Results will differ by roaster, as in life. A recipe for a single-origin bean from Indian-American coffee roaster Kaveri was dialed in beautifully, leading to a cup brimming with chocolate and citrus. Not so with NBA player Jimmy Butler III’s Bigface coffee brand. That recipe, seemingly left at the machine’s default coarse grind, led to tart and woefully underextracted coffee.

Still Brewing

The pods are also costly, about $1.60 to $3 apiece. This makes this option most attractive to people with less time than money, or companies who’d like an impressive pour-over device in their break room.

The people we expect to be most excited about the xBloom are those who love technology itself. The xBloom Studio is, quite simply, cool. It’s new and interesting, and fun to play with. And once you figure it out, the machine rewards you with delicious coffee.

Photograph: xBloom

For gamers or obsessive optimizers, the xBloom Studio offers endless variables to toggle in the quest for the precisely dialed and repeatable pour-over. It is a robot that will do almost all of the work for you at the push of a button, and never get distracted while crusty-eyed and bleary from the struggle of facing yet another day.

As with any new technology, expect some kinks: The same inputs don’t always lead to the same results. Sometimes the grinder piles up most of the beans on one side of the dripper, and the machine blithely pours water as if this didn’t happen. Other confounding variables include altitude, water hardness, and the freshness of the coffee.

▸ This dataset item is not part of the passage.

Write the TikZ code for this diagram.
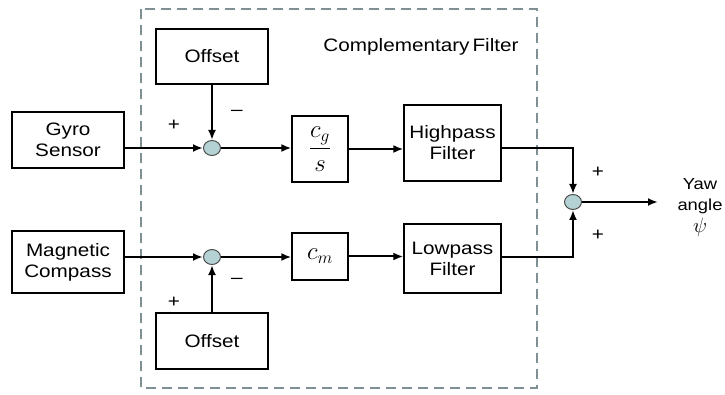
\documentclass[tikz,border=0pt]{standalone}
\usepackage{fontspec}
\setmainfont{Liberation Sans}[FakeStretch=1.15]
\usetikzlibrary{arrows.meta,shapes.geometric}
\definecolor{sumfill}{HTML}{B4D2D4}
\definecolor{dashc}{HTML}{7F9094}
\begin{document}
\begin{tikzpicture}[x=1pt,y=-1pt,
  blk/.style={draw,line width=1.3pt,rectangle,inner sep=0pt,align=center,font=\fontsize{18}{21}\selectfont},
  sumnode/.style={draw=black!70,line width=1pt,ellipse,fill=sumfill,minimum width=17pt,minimum height=15pt,inner sep=0pt},
  sig/.style={line width=2pt,-{Latex[length=10pt,width=8pt]}},
  lbl/.style={font=\fontsize{18}{21}\selectfont}]
\useasboundingbox (0,0) rectangle (725,395);
\draw[dashc,line width=2.5pt,dash pattern=on 10pt off 6pt] (141,9) rectangle (537,388);
\node[lbl] (title) at (421,47) {Complementary\,Filter};
\node[blk,minimum width=112pt,minimum height=55pt] (offT) at (212,56.5) {\raisebox{-8pt}{Offset}};
\node[blk,minimum width=112pt,minimum height=56pt] (gyro) at (68,140) {Gyro\\Sensor};
\node[blk,minimum width=112pt,minimum height=62pt] (mag) at (68,262) {Magnetic\\Compass};
\node[blk,minimum width=112pt,minimum height=56pt] (offB) at (212,341) {\raisebox{-8pt}{Offset}};
\node[blk,minimum width=56pt,minimum height=66pt,font=\fontsize{24}{26}\selectfont] (cg) at (320,149) {$\displaystyle\frac{c_g}{s}$};
\node[blk,minimum width=56pt,minimum height=47pt,font=\fontsize{26}{28}\selectfont] (cm) at (320,256.5) {$c_m$};
\node[blk,minimum width=97pt,minimum height=76pt] (hp) at (452.5,143) {Highpass\\Filter};
\node[blk,minimum width=97pt,minimum height=69pt] (lp) at (452.5,258.5) {Lowpass\\Filter};
\node[sumnode] (s1) at (212,148) {};
\node[sumnode] (s2) at (212,257) {};
\node[sumnode] (s3) at (573,202) {};
\coordinate (out) at (658,202);
\node[align=center,font=\fontsize{16}{21}\selectfont] (yaw) at (700,208) {Yaw\\angle\\[1pt]{\fontsize{22}{24}\selectfont$\psi$}};
\draw[sig] (gyro.east |- s1) -- (s1);
\draw[sig] (offT.south) -- (s1);
\draw[sig] (s1) -- (s1 -| cg.west);
\draw[sig] (cg.east) -- (cg.east -| hp.west);
\draw[sig] (hp.east |- s1) -| (s3);
\draw[sig] (mag.east |- s2) -- (s2);
\draw[sig] (offB.north) -- (s2);
\draw[sig] (s2) -- (s2 -| cm.west);
\draw[sig] (cm.east) -- (cm.east -| lp.west);
\draw[sig] (lp.east |- s2) -| (s3);
\draw[sig] (s3) -- (out);
\node[lbl] (p1) at (174,125) {+};
\node[lbl] (m1) at (237,113) {\textendash};
\node[lbl] (p2) at (174,302) {+};
\node[lbl] (m2) at (237,281) {\textendash};
\node[lbl] (p3) at (598,172) {+};
\node[lbl] (p4) at (598,235) {+};
\end{tikzpicture}
\end{document}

The machine also saw some early glitches after its release in June 2024, including a “waiting” error caused by the device’s overflow protection algorithm; this has mostly been resolved by successive firmware updates. A dripper arm also cracked during brewing and was quickly replaced with an updated version.

Which is all to say, the dream of the always-perfect cup is not yet here. But it’s close enough to be tantalizing.